Aim of the task
In your copy, leave out the pictures; write out all the data exactly.

-=-=-

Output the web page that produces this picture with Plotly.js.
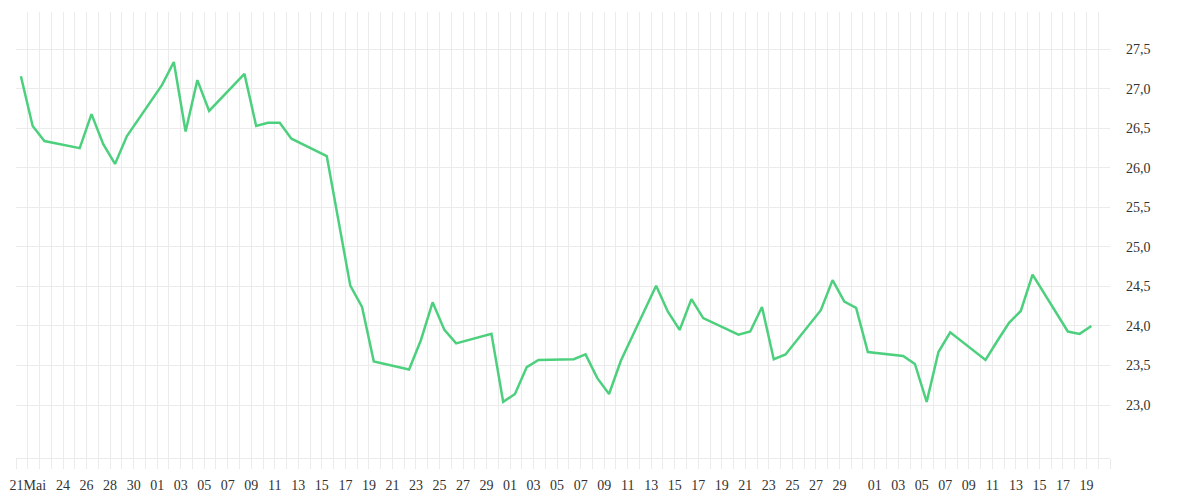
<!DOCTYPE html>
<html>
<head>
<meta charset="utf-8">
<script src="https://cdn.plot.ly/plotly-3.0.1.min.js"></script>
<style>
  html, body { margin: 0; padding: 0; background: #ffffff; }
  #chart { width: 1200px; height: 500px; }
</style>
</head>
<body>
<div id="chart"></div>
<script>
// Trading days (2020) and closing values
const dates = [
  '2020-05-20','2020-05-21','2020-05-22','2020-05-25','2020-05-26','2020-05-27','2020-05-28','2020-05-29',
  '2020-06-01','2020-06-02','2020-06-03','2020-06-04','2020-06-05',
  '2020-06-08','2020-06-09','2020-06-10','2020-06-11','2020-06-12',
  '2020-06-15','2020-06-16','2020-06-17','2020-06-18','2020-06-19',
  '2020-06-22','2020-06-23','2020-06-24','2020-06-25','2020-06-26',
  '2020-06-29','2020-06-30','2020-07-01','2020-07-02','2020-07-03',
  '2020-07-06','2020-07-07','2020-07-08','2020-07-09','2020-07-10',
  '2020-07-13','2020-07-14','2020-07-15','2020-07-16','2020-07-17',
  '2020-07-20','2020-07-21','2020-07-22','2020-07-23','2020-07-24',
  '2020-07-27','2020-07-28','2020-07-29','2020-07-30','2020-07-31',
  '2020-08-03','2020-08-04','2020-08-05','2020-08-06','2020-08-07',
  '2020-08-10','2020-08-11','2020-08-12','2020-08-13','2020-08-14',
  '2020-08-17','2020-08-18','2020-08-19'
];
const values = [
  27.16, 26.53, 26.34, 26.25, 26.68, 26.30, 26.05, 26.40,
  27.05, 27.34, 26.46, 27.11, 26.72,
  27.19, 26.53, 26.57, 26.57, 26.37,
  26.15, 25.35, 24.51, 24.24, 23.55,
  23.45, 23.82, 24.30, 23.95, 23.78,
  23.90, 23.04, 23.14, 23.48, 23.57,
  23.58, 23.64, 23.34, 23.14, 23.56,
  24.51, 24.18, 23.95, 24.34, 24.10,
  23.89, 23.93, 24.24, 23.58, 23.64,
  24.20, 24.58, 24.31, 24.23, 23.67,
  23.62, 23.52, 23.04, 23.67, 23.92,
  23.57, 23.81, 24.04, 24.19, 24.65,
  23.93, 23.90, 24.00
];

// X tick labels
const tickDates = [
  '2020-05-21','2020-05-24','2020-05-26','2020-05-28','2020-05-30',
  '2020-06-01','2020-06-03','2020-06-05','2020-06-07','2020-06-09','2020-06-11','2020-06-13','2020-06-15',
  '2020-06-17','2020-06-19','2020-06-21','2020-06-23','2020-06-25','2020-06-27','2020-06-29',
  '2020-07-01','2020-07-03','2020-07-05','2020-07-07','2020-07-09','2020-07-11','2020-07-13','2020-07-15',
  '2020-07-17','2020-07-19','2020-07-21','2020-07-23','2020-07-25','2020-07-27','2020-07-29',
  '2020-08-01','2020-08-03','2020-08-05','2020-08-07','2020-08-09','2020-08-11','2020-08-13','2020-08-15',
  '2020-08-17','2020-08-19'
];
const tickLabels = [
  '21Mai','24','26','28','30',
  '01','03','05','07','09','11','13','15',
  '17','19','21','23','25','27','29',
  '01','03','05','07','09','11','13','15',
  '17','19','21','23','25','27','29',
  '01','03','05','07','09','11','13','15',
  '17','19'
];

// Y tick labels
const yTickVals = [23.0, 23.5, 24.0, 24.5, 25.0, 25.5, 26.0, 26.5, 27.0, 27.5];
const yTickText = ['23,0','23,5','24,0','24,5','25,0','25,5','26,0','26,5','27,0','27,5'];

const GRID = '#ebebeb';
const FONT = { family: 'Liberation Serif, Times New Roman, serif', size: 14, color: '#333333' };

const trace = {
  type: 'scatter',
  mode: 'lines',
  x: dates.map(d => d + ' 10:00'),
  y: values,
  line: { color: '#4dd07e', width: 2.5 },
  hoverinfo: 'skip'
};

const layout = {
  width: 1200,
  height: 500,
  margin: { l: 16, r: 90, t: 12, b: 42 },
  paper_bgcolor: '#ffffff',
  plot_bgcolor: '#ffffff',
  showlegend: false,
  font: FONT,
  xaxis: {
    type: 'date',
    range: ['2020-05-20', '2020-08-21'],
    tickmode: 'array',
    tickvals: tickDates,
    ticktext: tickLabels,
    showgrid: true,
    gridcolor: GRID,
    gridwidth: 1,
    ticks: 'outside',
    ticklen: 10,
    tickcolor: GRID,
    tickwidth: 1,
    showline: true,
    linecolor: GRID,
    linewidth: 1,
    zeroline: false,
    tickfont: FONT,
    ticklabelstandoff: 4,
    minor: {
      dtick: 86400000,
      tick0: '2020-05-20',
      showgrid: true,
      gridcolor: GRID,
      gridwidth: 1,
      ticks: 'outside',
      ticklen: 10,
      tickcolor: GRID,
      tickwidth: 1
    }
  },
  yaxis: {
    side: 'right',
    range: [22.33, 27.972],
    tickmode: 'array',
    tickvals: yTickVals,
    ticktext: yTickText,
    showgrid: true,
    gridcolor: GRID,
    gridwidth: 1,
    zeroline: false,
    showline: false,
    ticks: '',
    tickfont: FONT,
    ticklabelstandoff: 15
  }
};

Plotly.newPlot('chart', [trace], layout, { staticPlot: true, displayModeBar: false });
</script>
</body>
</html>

-=-=-

Response below
Output the web page that produces this picture with Plotly.js.
<!DOCTYPE html>
<html>
<head>
<meta charset="utf-8">
<script src="https://cdn.plot.ly/plotly-3.0.1.min.js"></script>
<style>
  html, body { margin: 0; padding: 0; background: #ffffff; }
  #chart { width: 1200px; height: 500px; }
</style>
</head>
<body>
<div id="chart"></div>
<script>
// Trading days (2020) and closing values
const dates = [
  '2020-05-20','2020-05-21','2020-05-22','2020-05-25','2020-05-26','2020-05-27','2020-05-28','2020-05-29',
  '2020-06-01','2020-06-02','2020-06-03','2020-06-04','2020-06-05',
  '2020-06-08','2020-06-09','2020-06-10','2020-06-11','2020-06-12',
  '2020-06-15','2020-06-16','2020-06-17','2020-06-18','2020-06-19',
  '2020-06-22','2020-06-23','2020-06-24','2020-06-25','2020-06-26',
  '2020-06-29','2020-06-30','2020-07-01','2020-07-02','2020-07-03',
  '2020-07-06','2020-07-07','2020-07-08','2020-07-09','2020-07-10',
  '2020-07-13','2020-07-14','2020-07-15','2020-07-16','2020-07-17',
  '2020-07-20','2020-07-21','2020-07-22','2020-07-23','2020-07-24',
  '2020-07-27','2020-07-28','2020-07-29','2020-07-30','2020-07-31',
  '2020-08-03','2020-08-04','2020-08-05','2020-08-06','2020-08-07',
  '2020-08-10','2020-08-11','2020-08-12','2020-08-13','2020-08-14',
  '2020-08-17','2020-08-18','2020-08-19'
];
const values = [
  27.16, 26.53, 26.34, 26.25, 26.68, 26.30, 26.05, 26.40,
  27.05, 27.34, 26.46, 27.11, 26.72,
  27.19, 26.53, 26.57, 26.57, 26.37,
  26.15, 25.35, 24.51, 24.24, 23.55,
  23.45, 23.82, 24.30, 23.95, 23.78,
  23.90, 23.04, 23.14, 23.48, 23.57,
  23.58, 23.64, 23.34, 23.14, 23.56,
  24.51, 24.18, 23.95, 24.34, 24.10,
  23.89, 23.93, 24.24, 23.58, 23.64,
  24.20, 24.58, 24.31, 24.23, 23.67,
  23.62, 23.52, 23.04, 23.67, 23.92,
  23.57, 23.81, 24.04, 24.19, 24.65,
  23.93, 23.90, 24.00
];

// X tick labels
const tickDates = [
  '2020-05-21','2020-05-24','2020-05-26','2020-05-28','2020-05-30',
  '2020-06-01','2020-06-03','2020-06-05','2020-06-07','2020-06-09','2020-06-11','2020-06-13','2020-06-15',
  '2020-06-17','2020-06-19','2020-06-21','2020-06-23','2020-06-25','2020-06-27','2020-06-29',
  '2020-07-01','2020-07-03','2020-07-05','2020-07-07','2020-07-09','2020-07-11','2020-07-13','2020-07-15',
  '2020-07-17','2020-07-19','2020-07-21','2020-07-23','2020-07-25','2020-07-27','2020-07-29',
  '2020-08-01','2020-08-03','2020-08-05','2020-08-07','2020-08-09','2020-08-11','2020-08-13','2020-08-15',
  '2020-08-17','2020-08-19'
];
const tickLabels = [
  '21Mai','24','26','28','30',
  '01','03','05','07','09','11','13','15',
  '17','19','21','23','25','27','29',
  '01','03','05','07','09','11','13','15',
  '17','19','21','23','25','27','29',
  '01','03','05','07','09','11','13','15',
  '17','19'
];

// Y tick labels
const yTickVals = [23.0, 23.5, 24.0, 24.5, 25.0, 25.5, 26.0, 26.5, 27.0, 27.5];
const yTickText = ['23,0','23,5','24,0','24,5','25,0','25,5','26,0','26,5','27,0','27,5'];

const GRID = '#ebebeb';
const FONT = { family: 'Liberation Serif, Times New Roman, serif', size: 14, color: '#333333' };

const trace = {
  type: 'scatter',
  mode: 'lines',
  x: dates.map(d => d + ' 10:00'),
  y: values,
  line: { color: '#4dd07e', width: 2.5 },
  hoverinfo: 'skip'
};

const layout = {
  width: 1200,
  height: 500,
  margin: { l: 16, r: 90, t: 12, b: 42 },
  paper_bgcolor: '#ffffff',
  plot_bgcolor: '#ffffff',
  showlegend: false,
  font: FONT,
  xaxis: {
    type: 'date',
    range: ['2020-05-20', '2020-08-21'],
    tickmode: 'array',
    tickvals: tickDates,
    ticktext: tickLabels,
    showgrid: true,
    gridcolor: GRID,
    gridwidth: 1,
    ticks: 'outside',
    ticklen: 10,
    tickcolor: GRID,
    tickwidth: 1,
    showline: true,
    linecolor: GRID,
    linewidth: 1,
    zeroline: false,
    tickfont: FONT,
    ticklabelstandoff: 4,
    minor: {
      dtick: 86400000,
      tick0: '2020-05-20',
      showgrid: true,
      gridcolor: GRID,
      gridwidth: 1,
      ticks: 'outside',
      ticklen: 10,
      tickcolor: GRID,
      tickwidth: 1
    }
  },
  yaxis: {
    side: 'right',
    range: [22.33, 27.972],
    tickmode: 'array',
    tickvals: yTickVals,
    ticktext: yTickText,
    showgrid: true,
    gridcolor: GRID,
    gridwidth: 1,
    zeroline: false,
    showline: false,
    ticks: '',
    tickfont: FONT,
    ticklabelstandoff: 15
  }
};

Plotly.newPlot('chart', [trace], layout, { staticPlot: true, displayModeBar: false });
</script>
</body>
</html>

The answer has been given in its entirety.